"When I played, if you acted the way some of these guys did, you got shoved in a locker with a forearm up against your neck and told: 'You don't do that. That's not how we do things at Indiana,'" he said. "And that's what we need."
Whatever it was Lamar needed to get back on track, consider it done. Since Knight's postgame dressing-down in late February — after a dispirited loss at home to Stephen F. Austin — the Cardinals have won six straight behind those same seniors and grabbed one of the last rungs of the NCAA tournament ladder. Lamar plays Vermont on Wednesday in Dayton, Ohio, with the winner facing mighty North Carolina in nearby Greensboro three nights later. No matter where this experiment in tough love ends, the younger Knight considers it a success already.
"The thing I learned from my first job is you can't coach scared," Knight said Monday after getting of the plane in Dayton. "What I did at Texas Tech was worry about the consequences — what the media thinks, what the fans say — instead of what's best for your program. And so two weeks ago, we'd just been having this horrible couple of days, I told my assistants before I went into the interview room, 'I'm going to get these guys' attention. I'm going to call them out to the media, really throw them under the bus and see what the response was.'
"I knew they were tough enough to do it," he added, then paused. "And they did."

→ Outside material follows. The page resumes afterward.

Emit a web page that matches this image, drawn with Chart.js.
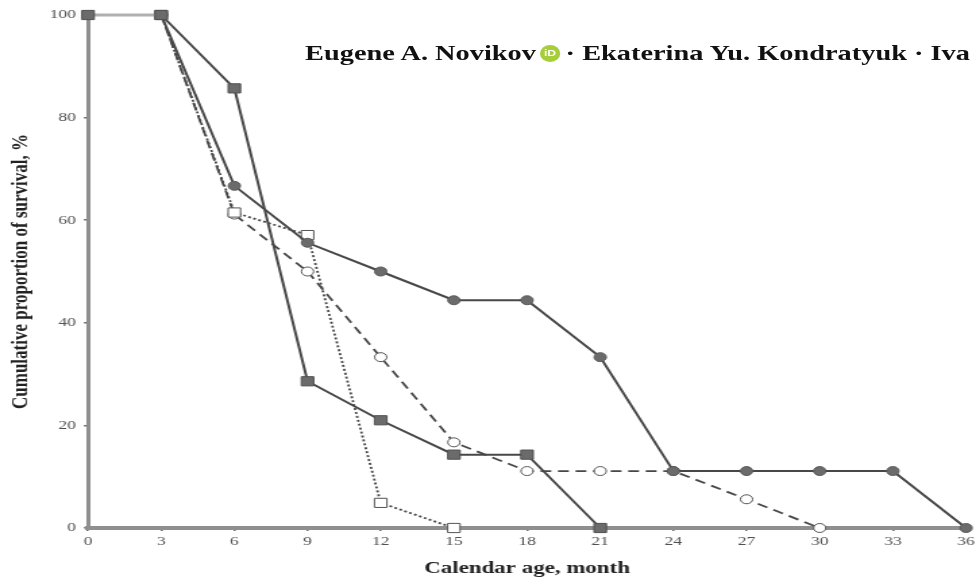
<!DOCTYPE html>
<html>
<head>
<meta charset="utf-8">
<script src="https://cdn.jsdelivr.net/npm/chart.js@4/dist/chart.umd.min.js"></script>
<style>
  html, body { margin:0; padding:0; background:#fff; }
  body { width:978px; height:579px; overflow:hidden; position:relative; }
  #wrap { position:absolute; left:0; top:0; width:735px; height:579px; transform:scaleX(1.35); transform-origin:0 0; }
  #c { position:absolute; left:0; top:0; }
  #authors { position:absolute; left:226px; top:43px; white-space:nowrap; font-family:"Liberation Serif", serif; font-weight:bold; font-size:21px; line-height:21px; color:#111; }
  #orcid { display:inline-block; width:15px; height:17px; border-radius:50%; background:#a6ce39; color:#fff; font-family:"Liberation Sans", sans-serif; font-size:9px; line-height:17px; text-align:center; vertical-align:-2px; position:relative; top:-6px; margin:0 4px 0 3px; font-weight:bold; }
</style>
</head>
<body>
<div id="wrap">
  <canvas id="c" width="735" height="579"></canvas>
  <div id="authors">Eugene A. Novikov<span id="orcid">iD</span>· Ekaterina Yu. Kondratyuk · Iva</div>
</div>
<script>
// ---- data ----
const xTickValues = [0, 3, 6, 9, 12, 15, 18, 21, 24, 27, 30, 33, 36];
const yTickValues = [0, 20, 40, 60, 80, 100];

const filledSquareMonths = [0, 3, 6, 9, 12, 15, 18, 21];
const filledSquareValues = [100, 100, 85.7, 28.6, 21, 14.3, 14.3, 0];

const filledCircleMonths = [3, 6, 9, 12, 15, 18, 21, 24, 27, 30, 33, 36];
const filledCircleValues = [100, 66.7, 55.6, 50, 44.4, 44.4, 33.3, 11.1, 11.1, 11.1, 11.1, 0];

const openSquareMonths = [3, 6, 9, 12, 15];
const openSquareValues = [100, 61.5, 57.1, 4.9, 0];

const openCircleMonths = [3, 6, 9, 12, 15, 18, 21, 24, 27, 30];
const openCircleValues = [100, 61.1, 50, 33.3, 16.7, 11.1, 11.1, 11.1, 5.6, 0];

const xTitle = 'Calendar age, month';
const yTitle = 'Cumulative proportion of survival, %';

function pts(xs, ys) { return xs.map((x, i) => ({ x: x, y: ys[i] })); }

const lineCol = '#474747';
const markFill = '#6b6b6b';
const axisCol = '#8f8f8f';
const tickFont = { family: 'Liberation Serif', size: 13 };
const titleFont = { family: 'Liberation Serif', size: 17, weight: 'bold' };

new Chart(document.getElementById('c'), {
  type: 'line',
  data: {
    datasets: [
      {
        data: pts(filledSquareMonths, filledSquareValues),
        borderColor: lineCol, borderWidth: 2,
        pointStyle: 'rect', pointRadius: 6.5, pointBackgroundColor: markFill, pointBorderColor: '#505050', pointBorderWidth: 1,
        clip: false,
        segment: {
          borderColor: ctx => ctx.p0.parsed.x === 0 ? '#b0b0b0' : undefined,
          borderWidth: ctx => ctx.p0.parsed.x === 0 ? 3 : undefined
        }
      },
      {
        data: pts(filledCircleMonths, filledCircleValues),
        borderColor: lineCol, borderWidth: 2,
        pointStyle: 'circle', pointRadius: 4.5, pointBackgroundColor: markFill, pointBorderColor: '#5a5a5a', pointBorderWidth: 1,
        clip: false
      },
      {
        data: pts(openSquareMonths, openSquareValues),
        borderColor: lineCol, borderWidth: 1.8, borderDash: [2, 2],
        pointStyle: 'rect', pointRadius: 6.5, pointBackgroundColor: '#ffffff', pointBorderColor: '#555', pointBorderWidth: 1,
        clip: false
      },
      {
        data: pts(openCircleMonths, openCircleValues),
        borderColor: lineCol, borderWidth: 1.8, borderDash: [8, 5],
        pointStyle: 'circle', pointRadius: 4.5, pointBackgroundColor: '#ffffff', pointBorderColor: '#555', pointBorderWidth: 1,
        clip: false
      }
    ]
  },
  options: {
    responsive: false,
    animation: false,
    layout: { padding: { left: 0, right: 19.4, top: 15, bottom: 0 } },
    plugins: { legend: { display: false }, tooltip: { enabled: false } },
    elements: { line: { tension: 0 } },
    scales: {
      x: {
        type: 'linear', min: 0, max: 36,
        afterBuildTicks: s => { s.ticks = xTickValues.map(v => ({ value: v })); },
        afterFit: s => { s.height = 51; },
        grid: { drawOnChartArea: false, tickLength: 3, color: '#666', lineWidth: 1.5 },
        border: { color: axisCol, width: 4 },
        ticks: { font: tickFont, color: '#505050', padding: 3, maxRotation: 0, autoSkip: false, callback: v => String(v) },
        title: { display: true, text: xTitle, font: titleFont, color: '#222', padding: { top: 0, bottom: 0 } }
      },
      y: {
        type: 'linear', min: 0, max: 100,
        afterBuildTicks: s => { s.ticks = yTickValues.map(v => ({ value: v })); },
        afterFit: s => { s.width = 65.2; },
        grid: { drawOnChartArea: false, tickLength: 3, color: '#666', lineWidth: 1.5 },
        border: { color: axisCol, width: 3 },
        ticks: { font: tickFont, color: '#505050', padding: 6, autoSkip: false, callback: v => String(v) },
        title: { display: true, text: yTitle, font: titleFont, color: '#222', padding: { top: 5, bottom: 0 } }
      }
    }
  }
});
</script>
</body>
</html>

Few things are more fascinating than watching a son step out of his father's shadow, but for most of his adult life, Pat Knight barely seemed to be trying. He played basketball for Bob at Indiana, and spent only one of his eight seasons as a college assistant with somebody else in charge. He inherited his first head coaching job from his father — at Tech, two-thirds of the way through the 2008 season — and employed the same motion offense and man-to-man defensive principles that Bob Knight pioneered and stubbornly stuck with for decades. The son earned his first ejection as the Red Raiders' boss just three games into the next season, storming back out of the tunnel right after getting tossed to continue the argument.
Soon after, though, reports out of Lubbock painted a different Pat Knight. He was much more subdued than his father had been in his heyday, especially around refs, and willing to experiment with an up-tempo style of play and even the occasional zone defense. But halfway measures produced middling results and he got fired at Tech with a 50-61 record and zero invites to the NCAA tournament. He was hired by Lamar less than a month later, prompting critics of both Knights to suggest the small Southland Conference school was simply looking to cash in on the family name. If so, Knight didn't care.